Well my original comment was also simply to give alternate reasons as to why the wife might be upset. It was never addressed to you specifically. The second comment was in order to respond to you, which was why I quoted you on certain parts. Ie: the “kicking them out of the house” part. I was agreeing with you on a specific point, so the quotation was in order for you to know which part of your quote I was agreeing with. Also the reason I brought up the original FML's context (in my second comment) was because you said "I understand if he's an addict or he broke his word, but there's nothing in the FML that suggests that over her just being controlling." So while I was agreeing that you were right (that nothing suggests addiction), I was just pointing out that nothing suggested she was banning **** simply because she was controlling about his masturbation habits. I was just generally stating that the FML gives no context as to "why" it's a problem in their marriage. And I agreed with you that kicking him out of the house was a bad thing to do, so I don't know why you brought that up again?

Also I can think of many non “crazy” reasons (other than that the person watching is addicted) why someone could want **** to be banned from their house. For example they could both be in a religion in which it is not ok, but one spouse does it in secret and is trying to get the other spouse to lie about it to everyone. He could do what he wants, but if he is trying to implicate her in a lie or to do other things she is not ok with, that is bad imo. Or maybe the wife is the one who is a past addict and it makes it difficult for her not to relapse if it’s loud/he doesn’t clear browser history/he isn’t being careful and she keeps walking in on him (it’s not his fault she’s addicted, but just like how it would be if a husband was constantly drinking in front of his ex-alcoholic wife, it’s kinda douchy). Maybe it’s the type of **** being watched (child ****, real non-consensual rape ****, etc…) and the spouse feels that it is morally wrong to watch a person/child being raped for real. Maybe one spouse has traumatic past experiences and the **** being watched is insensitive to that: for example, a girl has a history of recent repeated rapes, and yet she keeps walking in on her husband watching fake-rape ****: of course it’s fake, but if it’s something she finds traumatic and is still dealing with, it can hurt her to know her husband is masturbating to the image of a woman getting fake-raped. Maybe he could just put her wants and needs before his own and watch a different type of ****, or if he absolutely cannot stop watching (fake)rape-****, to watch it elsewhere. Maybe the **** is not an addiction, but is still negatively impacting the relationship: like one spouse is pressuring the other to be more like the **** stars, or one of them is always getting their sexual gratification from **** and puts zero effort into having sex with their actual spouse and trying to satisfy their desires too. The list goes on… While I believe watching **** to satisfy yourself is fine, I also believe that when you love someone and they have explained how your **** habits are truly hurting them and the reasons are legitimate, it's not unreasonable or crazy to want to put their needs/desires before your own and make a compromise.

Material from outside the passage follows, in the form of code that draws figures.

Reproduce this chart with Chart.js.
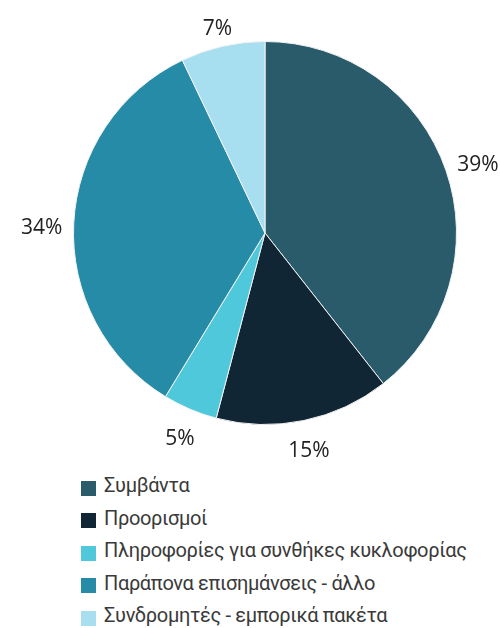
<!DOCTYPE html>
<html>
<head>
<meta charset="utf-8">
<script src="https://cdn.jsdelivr.net/npm/chart.js@4.4.0/dist/chart.umd.min.js"></script>
<style>
  body { margin: 0; background: #fff; width: 500px; height: 628px; overflow: hidden; position: relative; }
  canvas { position: absolute; left: 0; top: 0; }
  #legend { position: absolute; left: 81px; top: 469px; margin: 0; padding: 0; list-style: none;
            font-family: Roboto, sans-serif; font-size: 20px; letter-spacing: -0.35px; color: #3a3a3a; }
  #legend li { height: 32.5px; display: flex; align-items: center; white-space: nowrap; }
  #legend .box { width: 15px; height: 15px; margin-right: 8px; flex: none; position: relative; top: 3px; }
</style>
</head>
<body>
<canvas id="pie" width="500" height="460"></canvas>
<ul id="legend"></ul>
<script>
const categories = [
  'Συμβάντα',
  'Προορισμοί',
  'Πληροφορίες για συνθήκες κυκλοφορίας',
  'Παράπονα επισημάνσεις - άλλο',
  'Συνδρομητές - εμπορικά πακέτα'
];
const shares = [39.4, 14.7, 4.6, 34.2, 7.1];
const colors = ['#2a5b6b', '#112635', '#4ec8da', '#268ba6', '#a8dff0'];

// percentage labels outside each slice
const outsideLabels = {
  id: 'outsideLabels',
  afterDatasetsDraw(chart) {
    const ctx = chart.ctx;
    const meta = chart.getDatasetMeta(0);
    ctx.save();
    ctx.font = '21px "Open Sans", sans-serif';
    ctx.fillStyle = '#222';
    ctx.textAlign = 'center';
    ctx.textBaseline = 'middle';
    meta.data.forEach((arc, i) => {
      const p = arc.getProps(['x', 'y', 'startAngle', 'endAngle', 'outerRadius'], true);
      const mid = (p.startAngle + p.endAngle) / 2;
      const text = Math.round(shares[i]) + '%';
      const halfW = ctx.measureText(text).width / 2;
      const halfH = 10;
      const r = p.outerRadius + 11 + Math.abs(Math.cos(mid)) * halfW + Math.abs(Math.sin(mid)) * halfH;
      ctx.fillText(text, p.x + Math.cos(mid) * r, p.y + Math.sin(mid) * r + 6);
    });
    ctx.restore();
  }
};

new Chart(document.getElementById('pie'), {
  type: 'pie',
  data: {
    labels: categories,
    datasets: [{
      data: shares,
      backgroundColor: colors,
      borderColor: '#f2f2f2',
      borderWidth: 1
    }]
  },
  options: {
    responsive: false,
    animation: false,
    layout: { padding: { left: 73, right: 43, top: 41, bottom: 35 } },
    plugins: {
      legend: { display: false },
      tooltip: { enabled: false }
    }
  },
  plugins: [outsideLabels]
});

const legend = document.getElementById('legend');
categories.forEach((name, i) => {
  const li = document.createElement('li');
  const box = document.createElement('span');
  box.className = 'box';
  box.style.background = colors[i];
  li.appendChild(box);
  li.appendChild(document.createTextNode(name));
  legend.appendChild(li);
});
</script>
</body>
</html>
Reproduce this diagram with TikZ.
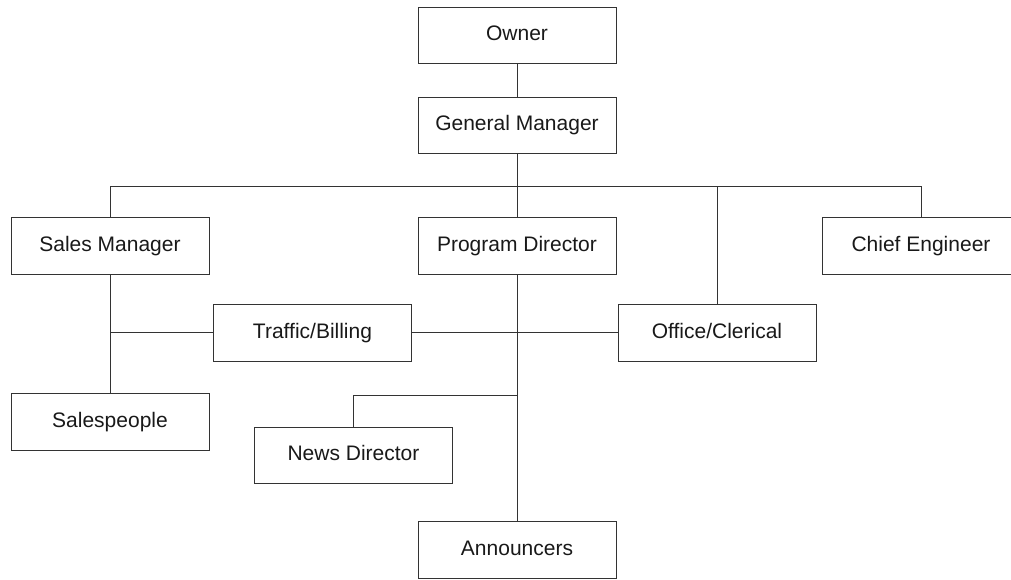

Is it possible that the father was kicked out because he was playing the noises loudly in a house with kids?

thatonetribute 31

Eff your dad's life! It's your own fault.

The first step to becoming a man is admitting your mistakes. Don't let your father take the fall for your actions.

AviKerensky 17

Make like Full Metal Jacket and sound off like you've got a pair.

giantsfan2010 23

That's pretty chicken shit of you letting your dad take the blame.